Set exercise. Retype word for word the first line of the listing and each line after it up to the line with "text width=307pt, minimum", with the pictures taken out.

Given data.
——————————

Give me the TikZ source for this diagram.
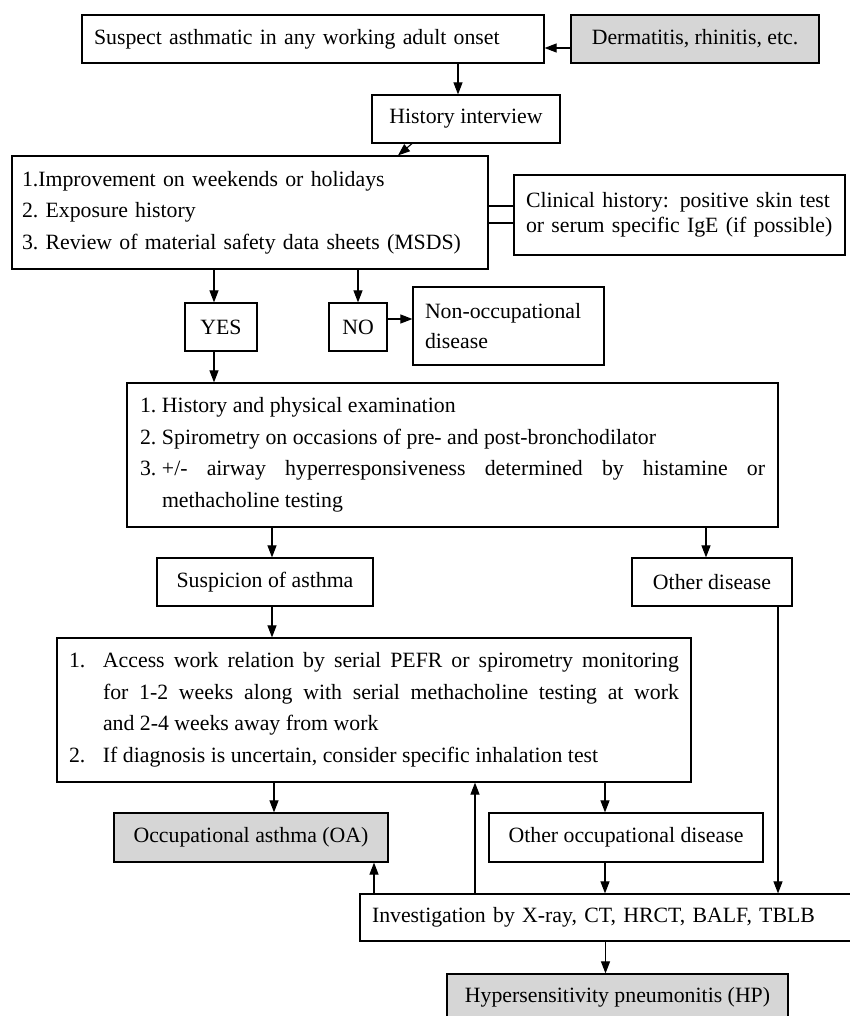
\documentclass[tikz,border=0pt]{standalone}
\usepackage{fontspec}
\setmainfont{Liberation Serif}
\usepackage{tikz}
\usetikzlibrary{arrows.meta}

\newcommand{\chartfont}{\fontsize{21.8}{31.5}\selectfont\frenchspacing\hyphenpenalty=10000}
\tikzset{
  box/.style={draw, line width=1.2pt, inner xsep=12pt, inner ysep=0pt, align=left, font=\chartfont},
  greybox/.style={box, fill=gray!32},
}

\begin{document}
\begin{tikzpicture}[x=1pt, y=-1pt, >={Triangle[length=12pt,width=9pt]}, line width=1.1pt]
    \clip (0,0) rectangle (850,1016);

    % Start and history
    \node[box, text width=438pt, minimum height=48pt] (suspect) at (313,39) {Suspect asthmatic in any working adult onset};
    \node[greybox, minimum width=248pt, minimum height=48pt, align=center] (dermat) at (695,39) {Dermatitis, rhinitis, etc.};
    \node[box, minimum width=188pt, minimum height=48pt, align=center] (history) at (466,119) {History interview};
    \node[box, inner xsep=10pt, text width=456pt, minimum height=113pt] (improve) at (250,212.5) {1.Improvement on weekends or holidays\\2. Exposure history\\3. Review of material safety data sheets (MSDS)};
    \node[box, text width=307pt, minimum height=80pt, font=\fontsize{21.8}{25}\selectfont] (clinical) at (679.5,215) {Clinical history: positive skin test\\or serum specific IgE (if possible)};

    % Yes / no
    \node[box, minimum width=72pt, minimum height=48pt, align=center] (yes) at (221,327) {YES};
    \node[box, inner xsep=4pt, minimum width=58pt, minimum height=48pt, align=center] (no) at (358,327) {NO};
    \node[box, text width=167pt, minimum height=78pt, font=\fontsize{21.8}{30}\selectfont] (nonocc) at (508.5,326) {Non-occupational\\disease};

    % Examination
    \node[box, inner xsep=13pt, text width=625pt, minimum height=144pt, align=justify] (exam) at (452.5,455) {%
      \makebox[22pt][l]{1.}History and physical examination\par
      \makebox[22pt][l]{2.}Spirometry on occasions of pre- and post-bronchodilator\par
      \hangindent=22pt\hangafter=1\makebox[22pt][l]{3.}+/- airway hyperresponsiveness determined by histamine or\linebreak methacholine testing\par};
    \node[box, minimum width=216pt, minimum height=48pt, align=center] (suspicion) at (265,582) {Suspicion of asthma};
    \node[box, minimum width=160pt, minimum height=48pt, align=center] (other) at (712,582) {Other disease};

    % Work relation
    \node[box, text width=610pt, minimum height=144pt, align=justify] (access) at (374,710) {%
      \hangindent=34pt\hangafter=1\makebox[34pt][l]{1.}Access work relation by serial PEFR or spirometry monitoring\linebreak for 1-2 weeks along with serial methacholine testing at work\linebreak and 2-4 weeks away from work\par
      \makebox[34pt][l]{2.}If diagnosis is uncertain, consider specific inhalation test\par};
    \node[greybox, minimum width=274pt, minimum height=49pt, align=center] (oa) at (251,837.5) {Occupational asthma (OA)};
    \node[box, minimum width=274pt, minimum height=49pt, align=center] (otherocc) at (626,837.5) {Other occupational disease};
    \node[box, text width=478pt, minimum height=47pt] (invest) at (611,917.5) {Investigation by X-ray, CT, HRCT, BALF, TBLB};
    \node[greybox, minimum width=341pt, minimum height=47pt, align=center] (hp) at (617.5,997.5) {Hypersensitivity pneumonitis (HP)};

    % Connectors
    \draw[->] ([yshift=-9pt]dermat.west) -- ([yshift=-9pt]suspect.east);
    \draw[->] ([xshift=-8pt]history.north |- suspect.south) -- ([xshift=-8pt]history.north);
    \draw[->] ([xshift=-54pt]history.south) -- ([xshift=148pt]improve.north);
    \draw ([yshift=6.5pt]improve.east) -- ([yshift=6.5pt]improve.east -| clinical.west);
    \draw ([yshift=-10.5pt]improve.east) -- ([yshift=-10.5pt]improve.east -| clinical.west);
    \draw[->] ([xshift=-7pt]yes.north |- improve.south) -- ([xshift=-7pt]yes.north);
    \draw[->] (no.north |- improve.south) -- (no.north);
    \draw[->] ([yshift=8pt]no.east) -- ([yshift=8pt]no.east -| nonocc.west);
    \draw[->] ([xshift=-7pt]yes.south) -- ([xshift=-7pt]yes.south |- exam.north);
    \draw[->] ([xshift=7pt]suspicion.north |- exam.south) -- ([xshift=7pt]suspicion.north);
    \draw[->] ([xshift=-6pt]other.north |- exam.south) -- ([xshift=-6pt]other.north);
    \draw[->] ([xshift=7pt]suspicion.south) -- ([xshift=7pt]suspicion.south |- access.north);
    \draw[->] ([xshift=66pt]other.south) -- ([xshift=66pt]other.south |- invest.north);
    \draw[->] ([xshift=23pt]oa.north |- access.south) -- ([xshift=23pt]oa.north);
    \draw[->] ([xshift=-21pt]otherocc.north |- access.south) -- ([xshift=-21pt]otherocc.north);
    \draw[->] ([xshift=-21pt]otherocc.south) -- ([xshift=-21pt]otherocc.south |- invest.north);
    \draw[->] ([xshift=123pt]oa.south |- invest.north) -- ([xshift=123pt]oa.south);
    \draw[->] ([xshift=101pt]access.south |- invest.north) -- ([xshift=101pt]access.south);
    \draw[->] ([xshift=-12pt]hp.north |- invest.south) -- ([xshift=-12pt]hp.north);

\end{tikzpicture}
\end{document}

——————————

Task result.
Give me the TikZ source for this diagram.
\documentclass[tikz,border=0pt]{standalone}
\usepackage{fontspec}
\setmainfont{Liberation Serif}
\usepackage{tikz}
\usetikzlibrary{arrows.meta}

\newcommand{\chartfont}{\fontsize{21.8}{31.5}\selectfont\frenchspacing\hyphenpenalty=10000}
\tikzset{
  box/.style={draw, line width=1.2pt, inner xsep=12pt, inner ysep=0pt, align=left, font=\chartfont},
  greybox/.style={box, fill=gray!32},
}

\begin{document}
\begin{tikzpicture}[x=1pt, y=-1pt, >={Triangle[length=12pt,width=9pt]}, line width=1.1pt]
    \clip (0,0) rectangle (850,1016);

    % Start and history
    \node[box, text width=438pt, minimum height=48pt] (suspect) at (313,39) {Suspect asthmatic in any working adult onset};
    \node[greybox, minimum width=248pt, minimum height=48pt, align=center] (dermat) at (695,39) {Dermatitis, rhinitis, etc.};
    \node[box, minimum width=188pt, minimum height=48pt, align=center] (history) at (466,119) {History interview};
    \node[box, inner xsep=10pt, text width=456pt, minimum height=113pt] (improve) at (250,212.5) {1.Improvement on weekends or holidays\\2. Exposure history\\3. Review of material safety data sheets (MSDS)};
    \node[box, text width=307pt, minimum height=80pt, font=\fontsize{21.8}{25}\selectfont] (clinical) at (679.5,215) {Clinical history: positive skin test\\or serum specific IgE (if possible)};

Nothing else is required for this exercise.